Mechanism of thiamine uptake by human jejunal brush-border membrane vesicles

Abstract

Thiamine, a water-soluble vitamin, is essential for normal cellular functions, growth and development. Thiamine deficiency leads to significant clinical problems and occurs under a variety of conditions. To date, however, little is known about the mechanism of thiamine absorption in the native human small intestine. The objective of this study was, therefore, to characterize the mechanism of thiamine transport across the brush-border membrane (BBM) of human small intestine.

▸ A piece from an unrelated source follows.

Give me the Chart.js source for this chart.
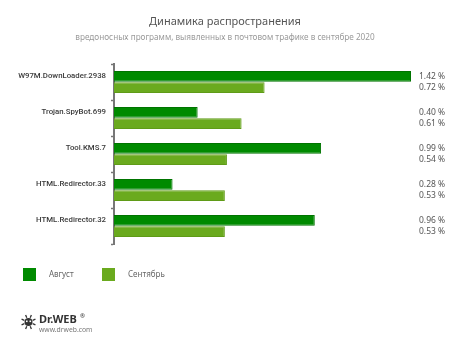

With the use of purified BBM vesicles (BBMV) isolated from the jejunum of organ donors, thiamine uptake was found to be 1) independent of Na+but markedly stimulated by an outwardly directed H+gradient (pH 5.5in/pH 7.5out); 2) competitively inhibited by the cation transport inhibitor amiloride (inhibitor constant of 0.12 mM); 3) sensitive to temperature and osmolarity of the incubation medium; 4) significantly inhibited by thiamine structural analogs (amprolium, oxythiamine, and pyrithiamine), but not by unrelated organic cations (tetraethylammonium, N-methylnicotinamide, or choline); 5) not affected by the addition of ATP to the inside and outside of the BBMV; 6) potential insensitive; and 7) saturable as a function of thiamine concentration with an apparent Michaelis-Menten constant of 0.61 ± 0.08 μM and a maximal velocity of 1.00 ± 0.47 pmol · mg protein−1· 10 s−1. Carrier-mediated thiamine uptake was also found in BBMV of human ileum. These data demonstrate the existence of a Na+-independent, pH-dependent, amiloride-sensitive, electroneutral carrier-mediated mechanism for thiamine absorption in native human small intestinal BBMV.